أَقْرَبُ ما يَكونُ العَبْدُ مِن رَبِّهِ، وهو ساجِدٌ، فأكْثِرُوا الدُّعاءَ

Keadaan seorang hamba yang paling dekat dengan Tuhannya adalah ketika ia sujud, maka perbanyaklah doa.” (HR. Muslim no. 482)

Juga dalam Shahih Muslim,

ألَا وإنِّي نُهِيتُ أنْ أقْرَأَ القُرْآنَ رَاكِعًا، أوْ سَاجِدًا، فأمَّا الرُّكُوعُ فَعَظِّمُوا فيه الرَّبَّ عزَّ وجلَّ، وأَمَّا السُّجُودُ فَاجْتَهِدُوا في الدُّعَاءِ، فَقَمِنٌ أنْ يُسْتَجَابَ لَكُمْ

Ketahuilah, sesungguhnya aku dilarang membaca Al-Qur’an saat rukuk atau sujud. Adapun rukuk, maka agungkanlah Tuhan Yang Mahamulia di dalamnya, dan adapun sujud, maka bersungguh-sungguhlah dalam berdoa, karena sangat mungkin doamu akan dikabulkan.” (HR. Muslim no. 479)

Sujud yg mana? Bagaimana jika mengkhusukan sujud terakhir?

Memanjangkan sujud pada dasarnya diperbolehkan, tetapi tidak ada anjuran khusus untuk memanjangkan sujud terakhir atau sujud lainnya. Jika dilakukan sekali atau secara tidak sengaja, maka tidak masalah, tetapi jangan dijadikan kebiasaan. [1]
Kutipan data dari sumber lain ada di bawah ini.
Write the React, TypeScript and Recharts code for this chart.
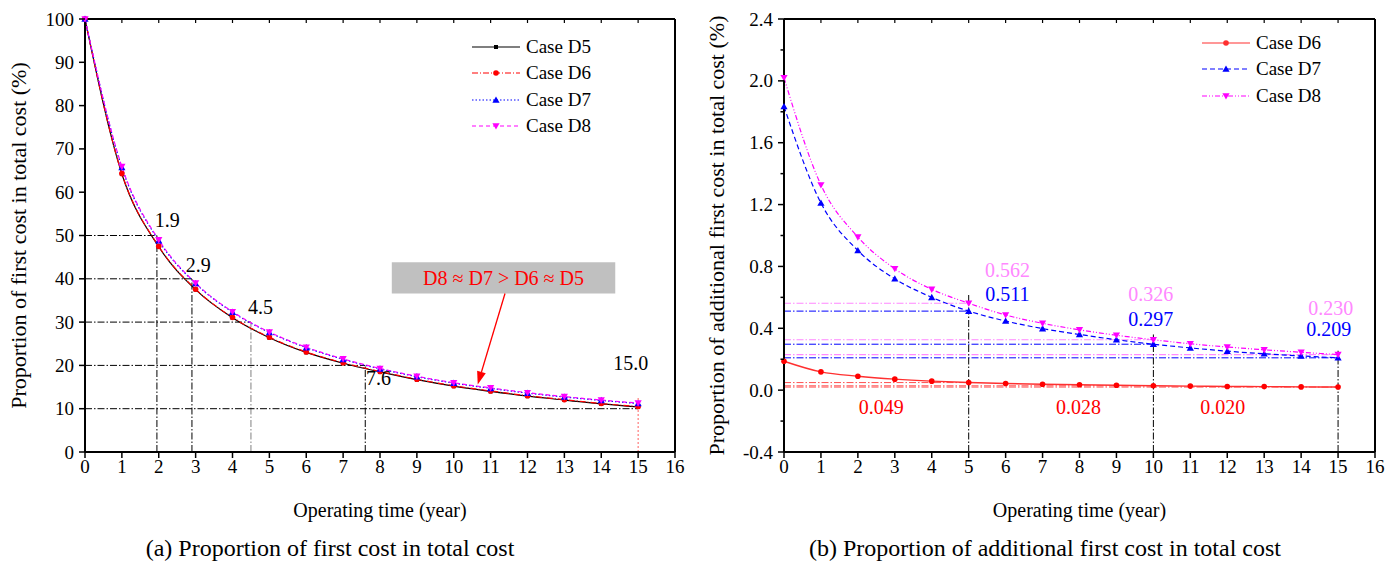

Syekh Muhammad bin Shalih Al-’Utsaimin rahimahullah mengatakan,

“Memanjangkan sujud terakhir bukanlah sunah, karena sunahnya adalah gerakan-gerakan salat dilakukan secara berdekatan, seperti rukuk, bangkit dari rukuk, sujud, dan duduk di antara dua sujud, sebagaimana dikatakan oleh Al-Barra’ bin ‘Azib radhiyallahu ‘anhu,

رمقت الصلاة مع النبي صلى الله عليه وسلم فوجدت قيامه فركوعه فسجوده فجلسته ما بين التسليم والانصراف قريباً من السواء

Aku memperhatikan salat bersama Nabi shallallahu ‘alaihi wasallam, maka aku dapati beliau berdiri, rukuk, sujud, dan duduknya antara salam, dan beranjak (dari salat) hampir sama.’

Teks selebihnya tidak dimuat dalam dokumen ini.